### Information supplied
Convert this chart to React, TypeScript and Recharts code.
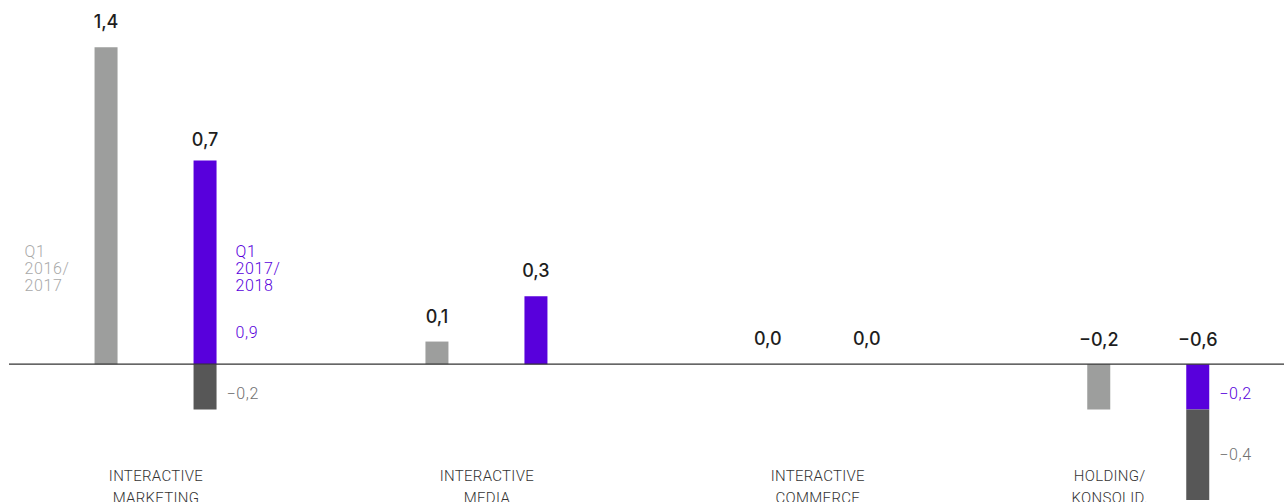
import React from 'react';
import { BarChart, Bar, XAxis, YAxis, ReferenceLine, LabelList, Rectangle } from 'recharts';

// ---- data ----
const categories: string[][] = [
  ['INTERACTIVE', 'MARKETING'],
  ['INTERACTIVE', 'MEDIA'],
  ['INTERACTIVE', 'COMMERCE'],
  ['HOLDING/', 'KONSOLID.'],
];
const prevYear = [1.4, 0.1, 0.0, -0.2];          // Q1 2016/2017
const currMain = [0.9, 0.3, 0.0, -0.2];          // Q1 2017/2018 (purple segment)
const currOther = [-0.2, 0.0, 0.0, -0.4];        // Q1 2017/2018 (dark segment)
const currTotal = [0.7, 0.3, 0.0, -0.6];         // Q1 2017/2018 total
const mainSegmentLabels = [0.9, null, null, -0.2];
const otherSegmentLabels = [-0.2, null, null, -0.4];
const prevLegend = ['Q1', '2016/', '2017'];
const currLegend = ['Q1', '2017/', '2018'];

const data = categories.map((_, i) => ({
  idx: i,
  prev: prevYear[i],
  cur: currMain[i],
  other: currOther[i],
}));

// ---- styles ----
const GRAY = '#9d9e9d';
const PURPLE = '#5800dc';
const DARK = '#575757';
const BIG_FONT = 'Inter, "Noto Sans", sans-serif';
const SMALL_FONT = 'Roboto, "Noto Sans", sans-serif';

const fmt = (v: number) => (v < 0 ? '\u2212' : '') + Math.abs(v).toFixed(1).replace('.', ',');

const box = (p: any) => {
  const vb = p.viewBox || {};
  const x = p.x ?? vb.x;
  const y = p.y ?? vb.y;
  const width = p.width ?? vb.width;
  const height = p.height ?? vb.height;
  return { x: Number(x), y: Number(y), width: Number(width), height: Number(height) };
};

const idxOf = (p: any) => {
  const pl = p.payload || (p.entry && p.entry.payload);
  if (pl && typeof pl.idx === 'number') return pl.idx;
  return p.index;
};

// zero-valued bars are kept (minPointSize) but drawn invisibly
const makeShape = (key: string) => (p: any) => {
  const v = p.payload ? p.payload[key] : p.value;
  if (!v) return <g />;
  return <Rectangle {...p} />;
};

const makeTotalLabel = (totals: number[], segment: number[] | null) => (p: any) => {
  const i = idxOf(p);
  const { x, y, width, height } = box(p);
  if (isNaN(x) || isNaN(y)) return null;
  const v = totals[i];
  let top = Math.min(y, y + (height || 0));
  let gap = 19;
  if (v === 0) top = Math.max(y, y + (height || 0));
  if (v < 0) gap = 18;
  if (segment && v > 0 && segment[i] !== v) gap = 14.5;
  return (
    <text
      x={x + width / 2}
      y={top - gap}
      textAnchor="middle"
      fontFamily={BIG_FONT}
      fontSize={18}
      fontWeight={500}
      fill="#1e1e1e"
    >
      {fmt(v)}
    </text>
  );
};

const makeLegendLabel = (lines: string[], color: string, side: 'left' | 'right') => (p: any) => {
  if (idxOf(p) !== 0) return null;
  const { x, y, width, height } = box(p);
  const zero = Math.max(y, y + height);
  const tx = side === 'left' ? x - 70 : x + width + 19;
  return (
    <g>
      {lines.map((l, i) => (
        <text
          key={i}
          x={tx}
          y={zero - 107.5 + i * 17}
          fontFamily={SMALL_FONT}
          fontSize={16}
          fontWeight={300}
          letterSpacing={0.6}
          fill={color}
        >
          {l}
        </text>
      ))}
    </g>
  );
};

const makeSegmentLabel = (values: (number | null)[], color: string) => (p: any) => {
  const v = values[idxOf(p)];
  if (v === null || v === undefined) return null;
  const { x, y, width, height } = box(p);
  const top = Math.min(y, y + height);
  const h = Math.abs(height);
  const bottom = top + h;
  let cy: number;
  if (v > 0) cy = bottom - 32;
  else cy = top + Math.max(29, h / 2);
  return (
    <text
      x={x + width + (v < 0 ? 10 : 19)}
      y={cy}
      dy="0.35em"
      fontFamily={SMALL_FONT}
      fontSize={16}
      fontWeight={300}
      letterSpacing={0.6}
      fill={color}
    >
      {fmt(v)}
    </text>
  );
};

const CategoryTick = (props: any) => {
  const { x, payload, index } = props;
  const i = payload && typeof payload.value === 'number' ? payload.value : index;
  const lines = categories[i] || [];
  const dx = i === 3 ? -39 : 0;
  return (
    <g>
      {lines.map((l, k) => (
        <text
          key={k}
          x={x + dx}
          y={481 + k * 21.5}
          textAnchor="middle"
          fontFamily={SMALL_FONT}
          fontSize={15}
          fontWeight={300}
          letterSpacing={0.3}
          fill="#333"
        >
          {l}
        </text>
      ))}
    </g>
  );
};

export default function App() {
  return (
    <div style={{ position: 'absolute', left: 0, top: 0, width: 1284, height: 502, background: '#fff' }}>
      <BarChart
        width={1284}
        height={502}
        data={data}
        margin={{ top: 2, right: 0, bottom: 1, left: 9 }}
        stackOffset="sign"
        barSize={23}
        barGap={76}
      >
        <XAxis
          type="number"
          dataKey="idx"
          domain={[(9 - 156) / 330.9, (1284 - 156) / 330.9]}
          ticks={[0, 1, 2, 3]}
          interval={0}
          allowDataOverflow
          height={1}
          axisLine={false}
          tickLine={false}
          tick={<CategoryTick />}
        />
        <YAxis hide domain={[-0.6, 1.6]} allowDataOverflow />
        <Bar dataKey="prev" stackId="g" fill={GRAY} minPointSize={1} shape={makeShape('prev')} isAnimationActive={false}>
          <LabelList dataKey="prev" content={makeTotalLabel(prevYear, null)} />
          <LabelList dataKey="prev" content={makeLegendLabel(prevLegend, '#a9a9a9', 'left')} />
        </Bar>
        <Bar dataKey="cur" stackId="c" fill={PURPLE} minPointSize={1} shape={makeShape('cur')} isAnimationActive={false}>
          <LabelList dataKey="cur" content={makeTotalLabel(currTotal, currMain)} />
          <LabelList dataKey="cur" content={makeLegendLabel(currLegend, PURPLE, 'right')} />
          <LabelList dataKey="cur" content={makeSegmentLabel(mainSegmentLabels, PURPLE)} />
        </Bar>
        <Bar dataKey="other" stackId="c" fill={DARK} shape={makeShape('other')} isAnimationActive={false}>
          <LabelList dataKey="other" content={makeSegmentLabel(otherSegmentLabels, '#707070')} />
        </Bar>
        <ReferenceLine y={0} stroke="#333" strokeWidth={1.2} />
      </BarChart>
    </div>
  );
}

### Prompt
Produce an exact copy of each line of data, skipping embedded images.

### Exercise output
Convert this chart to React, TypeScript and Recharts code.
import React from 'react';
import { BarChart, Bar, XAxis, YAxis, ReferenceLine, LabelList, Rectangle } from 'recharts';

// ---- data ----
const categories: string[][] = [
  ['INTERACTIVE', 'MARKETING'],
  ['INTERACTIVE', 'MEDIA'],
  ['INTERACTIVE', 'COMMERCE'],
  ['HOLDING/', 'KONSOLID.'],
];
const prevYear = [1.4, 0.1, 0.0, -0.2];          // Q1 2016/2017
const currMain = [0.9, 0.3, 0.0, -0.2];          // Q1 2017/2018 (purple segment)
const currOther = [-0.2, 0.0, 0.0, -0.4];        // Q1 2017/2018 (dark segment)
const currTotal = [0.7, 0.3, 0.0, -0.6];         // Q1 2017/2018 total
const mainSegmentLabels = [0.9, null, null, -0.2];
const otherSegmentLabels = [-0.2, null, null, -0.4];
const prevLegend = ['Q1', '2016/', '2017'];
const currLegend = ['Q1', '2017/', '2018'];

const data = categories.map((_, i) => ({
  idx: i,
  prev: prevYear[i],
  cur: currMain[i],
  other: currOther[i],
}));

// ---- styles ----
const GRAY = '#9d9e9d';
const PURPLE = '#5800dc';
const DARK = '#575757';
const BIG_FONT = 'Inter, "Noto Sans", sans-serif';
const SMALL_FONT = 'Roboto, "Noto Sans", sans-serif';

const fmt = (v: number) => (v < 0 ? '\u2212' : '') + Math.abs(v).toFixed(1).replace('.', ',');

const box = (p: any) => {
  const vb = p.viewBox || {};
  const x = p.x ?? vb.x;
  const y = p.y ?? vb.y;
  const width = p.width ?? vb.width;
  const height = p.height ?? vb.height;
  return { x: Number(x), y: Number(y), width: Number(width), height: Number(height) };
};

const idxOf = (p: any) => {
  const pl = p.payload || (p.entry && p.entry.payload);
  if (pl && typeof pl.idx === 'number') return pl.idx;
  return p.index;
};

// zero-valued bars are kept (minPointSize) but drawn invisibly
const makeShape = (key: string) => (p: any) => {
  const v = p.payload ? p.payload[key] : p.value;
  if (!v) return <g />;
  return <Rectangle {...p} />;
};

const makeTotalLabel = (totals: number[], segment: number[] | null) => (p: any) => {
  const i = idxOf(p);
  const { x, y, width, height } = box(p);
  if (isNaN(x) || isNaN(y)) return null;
  const v = totals[i];
  let top = Math.min(y, y + (height || 0));
  let gap = 19;
  if (v === 0) top = Math.max(y, y + (height || 0));
  if (v < 0) gap = 18;
  if (segment && v > 0 && segment[i] !== v) gap = 14.5;
  return (
    <text
      x={x + width / 2}
      y={top - gap}
      textAnchor="middle"
      fontFamily={BIG_FONT}
      fontSize={18}
      fontWeight={500}
      fill="#1e1e1e"
    >
      {fmt(v)}
    </text>
  );
};

const makeLegendLabel = (lines: string[], color: string, side: 'left' | 'right') => (p: any) => {
  if (idxOf(p) !== 0) return null;
  const { x, y, width, height } = box(p);
  const zero = Math.max(y, y + height);
  const tx = side === 'left' ? x - 70 : x + width + 19;
  return (
    <g>
      {lines.map((l, i) => (
        <text
          key={i}
          x={tx}
          y={zero - 107.5 + i * 17}
          fontFamily={SMALL_FONT}
          fontSize={16}
          fontWeight={300}
          letterSpacing={0.6}
          fill={color}
        >
          {l}
        </text>
      ))}
    </g>
  );
};

const makeSegmentLabel = (values: (number | null)[], color: string) => (p: any) => {
  const v = values[idxOf(p)];
  if (v === null || v === undefined) return null;
  const { x, y, width, height } = box(p);
  const top = Math.min(y, y + height);
  const h = Math.abs(height);
  const bottom = top + h;
  let cy: number;
  if (v > 0) cy = bottom - 32;
  else cy = top + Math.max(29, h / 2);
  return (
    <text
      x={x + width + (v < 0 ? 10 : 19)}
      y={cy}
      dy="0.35em"
      fontFamily={SMALL_FONT}
      fontSize={16}
      fontWeight={300}
      letterSpacing={0.6}
      fill={color}
    >
      {fmt(v)}
    </text>
  );
};

const CategoryTick = (props: any) => {
  const { x, payload, index } = props;
  const i = payload && typeof payload.value === 'number' ? payload.value : index;
  const lines = categories[i] || [];
  const dx = i === 3 ? -39 : 0;
  return (
    <g>
      {lines.map((l, k) => (
        <text
          key={k}
          x={x + dx}
          y={481 + k * 21.5}
          textAnchor="middle"
          fontFamily={SMALL_FONT}
          fontSize={15}
          fontWeight={300}
          letterSpacing={0.3}
          fill="#333"
        >
          {l}
        </text>
      ))}
    </g>
  );
};

export default function App() {
  return (
    <div style={{ position: 'absolute', left: 0, top: 0, width: 1284, height: 502, background: '#fff' }}>
      <BarChart
        width={1284}
        height={502}
        data={data}
        margin={{ top: 2, right: 0, bottom: 1, left: 9 }}
        stackOffset="sign"
        barSize={23}
        barGap={76}
      >
        <XAxis
          type="number"
          dataKey="idx"
          domain={[(9 - 156) / 330.9, (1284 - 156) / 330.9]}
          ticks={[0, 1, 2, 3]}
          interval={0}
          allowDataOverflow
          height={1}
          axisLine={false}
          tickLine={false}
          tick={<CategoryTick />}
        />
        <YAxis hide domain={[-0.6, 1.6]} allowDataOverflow />
        <Bar dataKey="prev" stackId="g" fill={GRAY} minPointSize={1} shape={makeShape('prev')} isAnimationActive={false}>
          <LabelList dataKey="prev" content={makeTotalLabel(prevYear, null)} />
          <LabelList dataKey="prev" content={makeLegendLabel(prevLegend, '#a9a9a9', 'left')} />
        </Bar>
        <Bar dataKey="cur" stackId="c" fill={PURPLE} minPointSize={1} shape={makeShape('cur')} isAnimationActive={false}>
          <LabelList dataKey="cur" content={makeTotalLabel(currTotal, currMain)} />
          <LabelList dataKey="cur" content={makeLegendLabel(currLegend, PURPLE, 'right')} />
          <LabelList dataKey="cur" content={makeSegmentLabel(mainSegmentLabels, PURPLE)} />
        </Bar>
        <Bar dataKey="other" stackId="c" fill={DARK} shape={makeShape('other')} isAnimationActive={false}>
          <LabelList dataKey="other" content={makeSegmentLabel(otherSegmentLabels, '#707070')} />
        </Bar>
        <ReferenceLine y={0} stroke="#333" strokeWidth={1.2} />
      </BarChart>
    </div>
  );
}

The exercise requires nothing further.